With really just a week to go before Thanksgiving (and just under a week before I settle myself down with the world’s largest, coldest, driest martini and a straw) – I thought it time to solve the ‘problem with the sideboard’.
It’s funny, actually, because when we ordered the six foot long Amish-made black-stained oak, cherry topped server a few years back, I thought (foolishly) that my dining room serving and storing issues were history.
*sigh*
First off; I wasn’t thinking the day the delivery guys wrestled the beast into our dining room – a maneuver involving lots of twists and turns and standing things on end (and, I am fairly certain, some choice words and plans for an early retirement from at least one of the guys) – and so never took advantage of our stash o’ extension cords so we would have easy access to the outlet so quickly turned elusive and inaccessible after I loaded the glassware, serveware, assorted crockery and other ephemera onto it’s shelves.
Secondly, I foolishly thought that we would have ample room to add another dinnerware pattern – bringing our grand total up to eight or so (in my defense, they all mix and match rather nicely, so I look at it as being well and truly prepared for an emergency dinner party for seventy plus).

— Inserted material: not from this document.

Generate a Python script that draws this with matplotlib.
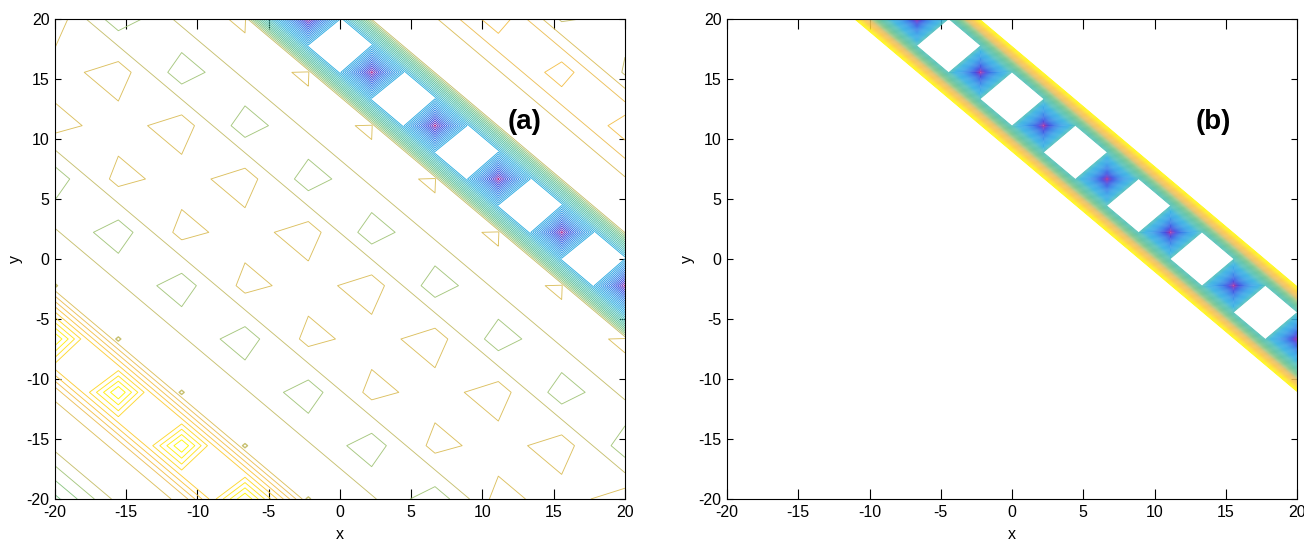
import numpy as np
import matplotlib
matplotlib.use("Agg")
import matplotlib.pyplot as plt
from matplotlib.colors import LinearSegmentedColormap, Normalize

plt.rcParams['font.family'] = ['Liberation Sans', 'DejaVu Sans']
plt.rcParams['axes.unicode_minus'] = False

# values on the grid, one per diagonal (i + j = 0 .. 18)
diag_a = [4.3, 0.6, -0.12, -9.1, 0.97, 0.86, 2.74, -0.45, 0.60, -0.70, 2.76, 0.71,
          -0.25, 29.4, 0.8, 0.12, -2.78, 1.2, 0.5]
diag_b = [0, 0, 0, 0, 0, 0, 0, 0, 0, 0, 0, 0, 61, 0, 0, 0, 0, 0, 0]
# small bumps on the fifth diagonal of (a)
diag_dots = [0, 0, 0, 0, 1.0, 0, 0, 0, 0, 0, 0, 0, 0, 0, 0, 0, 0, 0, 0]

levels_a = np.arange(-8, 30)
levels_b = np.arange(1, 61)
levels_dots = [0.96]

ticks = [-20, -15, -10, -5, 0, 5, 10, 15, 20]
panel_names = ['(a)', '(b)']

palette = LinearSegmentedColormap.from_list('contour_pal', [
    (0.00, '#ffff00'), (0.07, '#ffe820'), (0.14, '#fcc840'), (0.20, '#f0c058'),
    (0.236, '#dcc060'), (0.262, '#c8c070'), (0.288, '#a4c880'), (0.34, '#78c488'),
    (0.42, '#58c0a0'), (0.50, '#50c0b8'), (0.60, '#30b0e0'), (0.70, '#30a0e8'),
    (0.82, '#3078e8'), (0.91, '#3848e0'), (0.97, '#7030c0'), (1.00, '#c02080')])


def make_grid(diag):
    xs = np.linspace(-20, 20, 10)
    ii, jj = np.meshgrid(np.arange(10), np.arange(10))
    return xs, np.array(diag, dtype=float)[ii + jj]


def setup_axes(ax, name, name_x):
    ax.set_xlim(-20, 20)
    ax.set_ylim(-20, 20)
    ax.set_xticks(ticks)
    ax.set_yticks(ticks)
    ax.tick_params(axis='x', direction='in', top=True, length=7.5, width=0.8, labelsize=11.5, pad=4)
    ax.tick_params(axis='y', direction='in', right=True, length=4, width=0.8, labelsize=11.5, pad=4)
    ax.set_xlabel('x', fontsize=11.5)
    ax.set_ylabel('y', fontsize=11.5)
    ax.xaxis.set_label_coords(0.5, -0.058)
    ax.yaxis.set_label_coords(-0.056, 0.5)
    ax.text(name_x, 11.4, name, fontsize=20, fontweight='bold', ha='center', va='center')


fig = plt.figure(figsize=(13.04, 5.42), dpi=100)
W, H = 1304.0, 542.0
ax_a = fig.add_axes([55 / W, 1 - 499 / H, 570 / W, 480 / H])
ax_b = fig.add_axes([727 / W, 1 - 499 / H, 570 / W, 480 / H])

xs, za = make_grid(diag_a)
norm_a = Normalize(-9.1, 29.4)
ax_a.contour(xs, xs, za, levels=levels_a, cmap=palette, norm=norm_a, linewidths=0.65)
_, zd = make_grid(diag_dots)
ax_a.contour(xs, xs, zd, levels=levels_dots, colors=[palette(norm_a(1))], linewidths=1.0)

_, zb = make_grid(diag_b)
ax_b.contour(xs, xs, zb, levels=levels_b, cmap=palette, norm=Normalize(0, 61), linewidths=0.6)

setup_axes(ax_a, panel_names[0], 12.98)
setup_axes(ax_b, panel_names[1], 14.1)

fig.savefig('out.png', dpi=100)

Flash forward a couple of years.
I have long since given up on the idea of adding another dinnerware set, since the sideboard is chock full of the above overflow glassware assorted serving pieces and baking dishes (and no, I have no idea why or how we ended up with FIVE 13 x 9 inch covered glass baking pans – though I seem to recall there was a really good reason at the time); and I have gotten heartily sick of plugging the warming tray into an outlet around the corner.
Something had to be done.
Unfortunately, I determined that that ‘something’ was emptying the beast out, dusting and sorting and evaluating everything – AND – while the deed was done and the sideboard was empty, I could swing the sucker out and add a couple of power strips to poke discreetly out of one little seen corner; ready and waiting for that dinner party or holiday village that might require them.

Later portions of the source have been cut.